If the person who owns the house (regardless of their legal address) is in employment, surely they can be seen as being in employment in that house unless they are a registered landlord and can prove that tenants live there, or some other such arrangement.
Nope. Under current laws for capital gains tax purposes if a individual owns more than one property they can choose which is their main residence. For example a wealthy person that owns a £1m mansion and semi-detached house can declare their primary residence at the semi-detached house and technically nobody will be employed at the mansion and thus avoid paying the tax.
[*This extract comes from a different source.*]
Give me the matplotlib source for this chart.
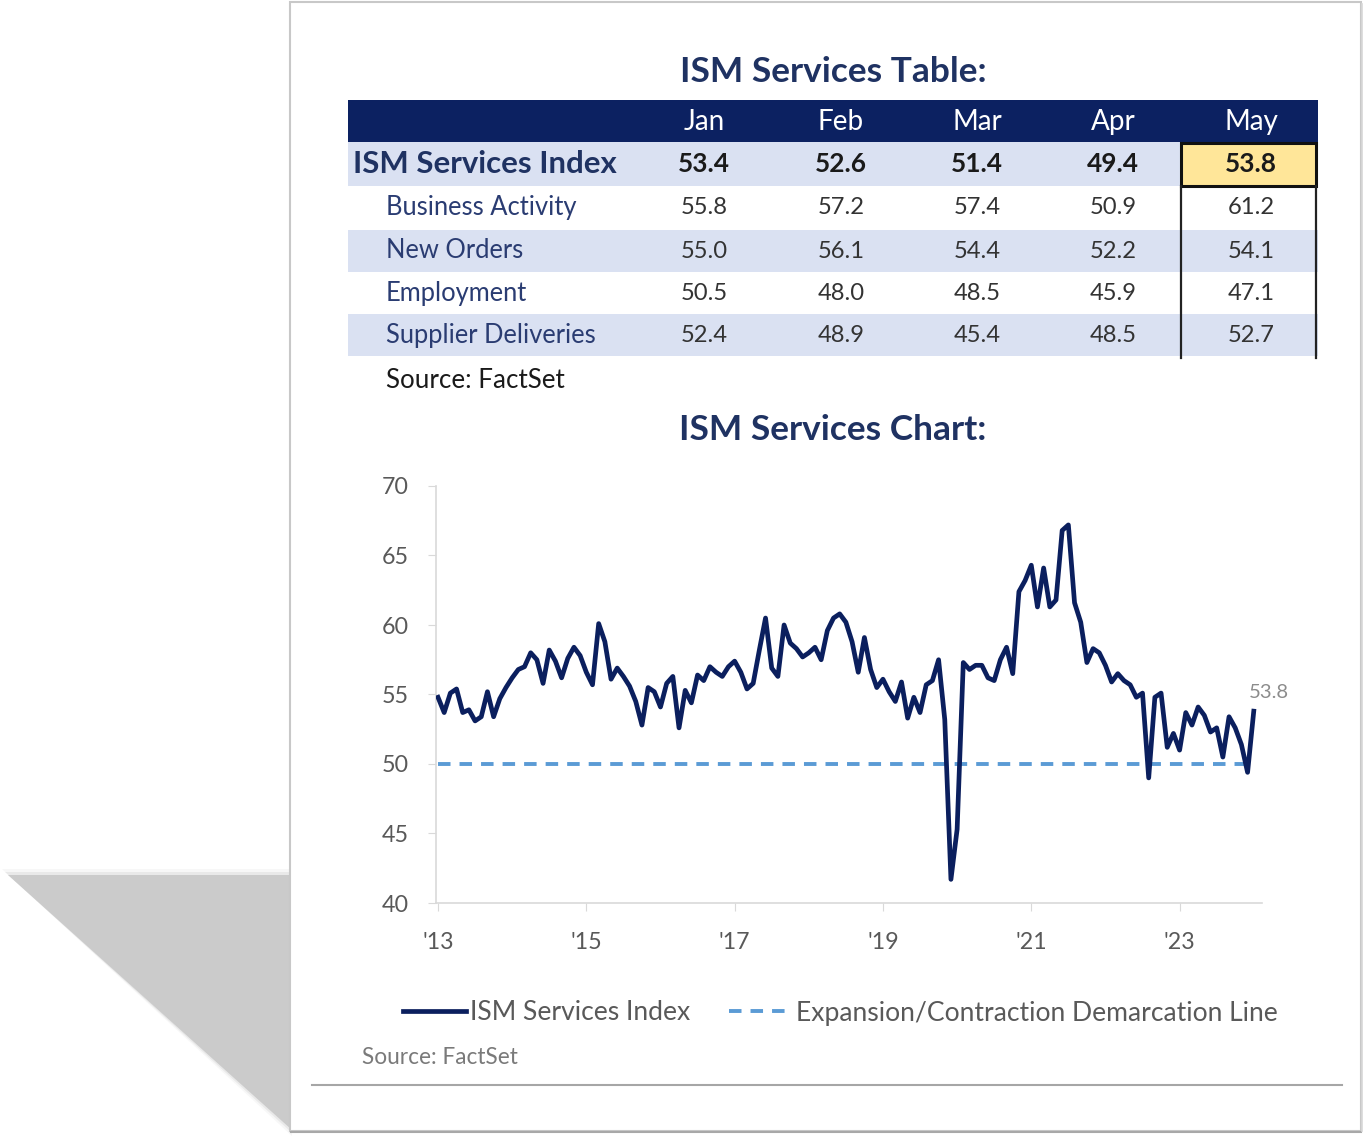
import matplotlib
matplotlib.use("Agg")
import matplotlib.pyplot as plt
from matplotlib.patches import Rectangle, Polygon

plt.rcParams['font.family'] = ['Lato', 'DejaVu Sans']
plt.rcParams['lines.scale_dashes'] = False

# ---------------- data ----------------
months = ["Jan", "Feb", "Mar", "Apr", "May"]
row_labels = ["ISM Services Index", "Business Activity", "New Orders",
              "Employment", "Supplier Deliveries"]
ism_row = [53.4, 52.6, 51.4, 49.4, 53.8]
business_activity = [55.8, 57.2, 57.4, 50.9, 61.2]
new_orders = [55.0, 56.1, 54.4, 52.2, 54.1]
employment = [50.5, 48.0, 48.5, 45.9, 47.1]
supplier_deliveries = [52.4, 48.9, 45.4, 48.5, 52.7]

# monthly ISM Services index, May 2013 .. May 2024
ism_index = [
    54.8, 53.7, 55.1, 55.4, 53.7, 53.9, 53.1, 53.4, 55.2, 53.4,
    54.7, 55.5, 56.2, 56.8, 57.0, 58.0, 57.5, 55.8, 58.2, 57.4,
    56.2, 57.6, 58.4, 57.8, 56.6, 55.7, 60.1, 58.8, 56.1, 56.9,
    56.3, 55.6, 54.5, 52.8, 55.5, 55.2, 54.1, 55.8, 56.3, 52.6,
    55.3, 54.4, 56.4, 56.0, 57.0, 56.6, 56.3, 57.0, 57.4, 56.6,
    55.4, 55.8, 58.2, 60.5, 56.9, 56.3, 60.0, 58.7, 58.3, 57.7,
    58.0, 58.4, 57.5, 59.6, 60.5, 60.8, 60.2, 58.8, 56.6, 59.1,
    56.8, 55.5, 56.1, 55.2, 54.5, 55.9, 53.3, 54.8, 53.7, 55.7,
    56.0, 57.5, 53.2, 41.7, 45.3, 57.3, 56.8, 57.1, 57.1, 56.2,
    56.0, 57.5, 58.4, 56.5, 62.4, 63.2, 64.3, 61.3, 64.1, 61.3,
    61.8, 66.8, 67.2, 61.6, 60.2, 57.3, 58.3, 58.0, 57.1, 55.9,
    56.5, 56.0, 55.7, 54.8, 55.1, 49.0, 54.8, 55.1, 51.2, 52.2,
    51.0, 53.7, 52.8, 54.1, 53.5, 52.3, 52.6, 50.5, 53.4, 52.6,
    51.4, 49.4, 53.8,
]
x_tick_labels = ["'13", "'15", "'17", "'19", "'21", "'23"]
x_tick_step = 24
y_ticks = [40, 45, 50, 55, 60, 65, 70]
threshold = 50
series_label = "ISM Services Index"
threshold_label = "Expansion/Contraction Demarcation Line"

# ---------------- figure ----------------
W, H = 1366, 1144
fig = plt.figure(figsize=(W / 100, H / 100), dpi=100)
renderer = fig.canvas.get_renderer()
PT = 100 / 72.0  # px per point


def fit(s, target_px, weight="normal"):
    t = fig.text(0, 0, s, fontsize=20, fontweight=weight)
    w = t.get_window_extent(renderer=renderer).width
    t.remove()
    return 20 * target_px / w


NAVY = "#0C2161"
TITLE = "#1F3262"
LAV = "#DAE1F2"
GRAY = "#595959"

ax0 = fig.add_axes([0, 0, 1, 1])
ax0.set_xlim(0, W)
ax0.set_ylim(H, 0)
ax0.axis("off")

# shadow
for grow, a in [(6, 0.15), (3, 0.3), (0, 1.0)]:
    ax0.add_patch(Polygon([(8 - grow, 875 - grow), (292, 875 - grow), (292, 1130 + grow)],
                          closed=True, facecolor="#CBCBCB", edgecolor="none", alpha=a))
# page
ax0.add_patch(Rectangle((290, 2), 1071, 1129, facecolor="white", edgecolor="#C8C8C8", lw=1.5))
ax0.plot([291, 1361], [1132, 1132], color="#A8A8A8", lw=1.5)
ax0.plot([1362, 1362], [4, 1131], color="#D8D8D8", lw=1.2)

# titles
fs_title = fit("ISM Services Table:", 307, "bold")
ax0.text(833, 72, "ISM Services Table:", fontsize=fs_title, fontweight="bold",
         color=TITLE, ha="center", va="center")
ax0.text(833, 430, "ISM Services Chart:", fontsize=fs_title, fontweight="bold",
         color=TITLE, ha="center", va="center")

# table
TL, TR = 348, 1318
ax0.add_patch(Rectangle((TL, 100), TR - TL, 42, facecolor=NAVY, edgecolor="none"))
bounds = [142, 186, 230, 272, 314, 356]
fills = [LAV, "white", LAV, "white", LAV]
for i in range(5):
    ax0.add_patch(Rectangle((TL, bounds[i]), TR - TL, bounds[i + 1] - bounds[i],
                            facecolor=fills[i], edgecolor="none"))
col_x = [704, 841, 977, 1113, 1251]
fs_head = fit("May", 54)
for cx, m in zip(col_x, months):
    ax0.text(cx, 122, m, fontsize=fs_head, color="white", ha="center", va="center")

rows = [ism_row, business_activity, new_orders, employment, supplier_deliveries]
fs_bold_lab = fit(row_labels[0], 264, "bold")
fs_lab = fit("Supplier Deliveries", 211)
fs_val = fit("55.8", 47)
fs_bval = fit("53.4", 52, "bold")
# highlight May cell
ax0.add_patch(Rectangle((1181, 143), 135, 43, facecolor="#FFE699", edgecolor="#111111", lw=2.2, zorder=3))
ax0.plot([1181, 1181], [186, 358], color="#222222", lw=1.6, zorder=3)
ax0.plot([1316, 1316], [186, 358], color="#222222", lw=1.6, zorder=3)
for i, (lab, vals) in enumerate(zip(row_labels, rows)):
    cy = (bounds[i] + bounds[i + 1]) / 2
    if i == 0:
        ax0.text(353, cy, lab, fontsize=fs_bold_lab, fontweight="bold", color=TITLE,
                 ha="left", va="center")
        for cx, v in zip(col_x, vals):
            ax0.text(cx, cy, f"{v:.1f}", fontsize=fs_bval, fontweight="bold",
                     color="#1A1A1A", ha="center", va="center", zorder=4)
    else:
        ax0.text(386, cy, lab, fontsize=fs_lab, color="#2A3C72", ha="left", va="center")
        for cx, v in zip(col_x, vals):
            ax0.text(cx, cy, f"{v:.1f}", fontsize=fs_val, color="#333333",
                     ha="center", va="center", zorder=4)
ax0.text(386, 380, "Source: FactSet", fontsize=fit("Source: FactSet", 179),
         color="#1A1A1A", ha="left", va="center")

# ---------------- chart ----------------
n = len(ism_index)
x0_px, ppm = 438, 6.18
left_px, right_px, top_px, bot_px = 436, 1262, 486, 903
ax = fig.add_axes([left_px / W, 1 - bot_px / H, (right_px - left_px) / W, (bot_px - top_px) / H])
ax.set_facecolor("none")
ax.set_xlim((left_px - x0_px) / ppm, (right_px - x0_px) / ppm)
ax.set_ylim(min(y_ticks), max(y_ticks))
idx = list(range(n))
ln, = ax.plot(idx, ism_index, color="#0B1F5E", lw=3.4, solid_joinstyle="round",
              label=series_label, zorder=3)
hl = ax.hlines(threshold, 0, n - 1, colors="#5B9BD5", lw=2.8,
               linestyles=[(0, (9.0, 6.5))], label=threshold_label, zorder=2)

for s in ["top", "right"]:
    ax.spines[s].set_visible(False)
for s in ["left", "bottom"]:
    ax.spines[s].set_color("#D9D9D9")
    ax.spines[s].set_linewidth(1.2)
ax.set_yticks(y_ticks)
ax.set_xticks(list(range(0, n, x_tick_step))[:len(x_tick_labels)])
ax.set_xticklabels(x_tick_labels)
fs_tick = fit("70", 27)
ax.tick_params(axis="y", length=8 / PT, color="#D9D9D9", labelcolor=GRAY,
               labelsize=fs_tick, pad=14)
ax.tick_params(axis="x", length=8 / PT, color="#D9D9D9", labelcolor=GRAY,
               labelsize=fs_tick, pad=15)

ax.annotate(f"{ism_index[-1]:.1f}", xy=(n - 1, ism_index[-1]), xytext=(15 / PT, 19 / PT),
            textcoords="offset points", ha="center", va="center",
            fontsize=fit("53.8", 40), color="#8C8C8C")

fs_leg = fit(series_label, 221)
fpx = fs_leg * PT
fig.legend(handles=[ln, hl], labels=[series_label, threshold_label], loc="center",
           bbox_to_anchor=(840 / W, 1 - 1013 / H), ncol=2, frameon=False,
           fontsize=fs_leg, labelcolor=GRAY, handlelength=63 / fpx,
           handletextpad=4 / fpx, columnspacing=39 / fpx, borderpad=0, borderaxespad=0)

ax0.text(362, 1058, "Source: FactSet", fontsize=fit("Source: FactSet", 156),
         color="#7A7A7A", ha="left", va="center")
ax0.plot([312, 1342], [1085, 1085], color="#A6A6A6", lw=1.5)

fig.savefig("out.png", dpi=100)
This was done my MPs 10 years ago now in a scandal.

(Original post by 04MR17)
This is simply rubbish.
Because nothing is defined and everything is poorly worded and vague it's left open for interpretations. There's nothing that mentions the size of the area or defines what a property is. You could make that argument.



(Original post by 04MR17)
This bill is badly argued, which makes it a no from myself. I agree with the lack of detail in the original rules provided, and perhaps a statement from the government could clarify these, but a complete repeal isn't necessary in my view.
A repeal is necessary it's a poorly defined and implemented law that fails to achieve anything. The figure is massively overblown and won't even raise the funds it claims becasue of the loophole. Its best to repeal and write a better version.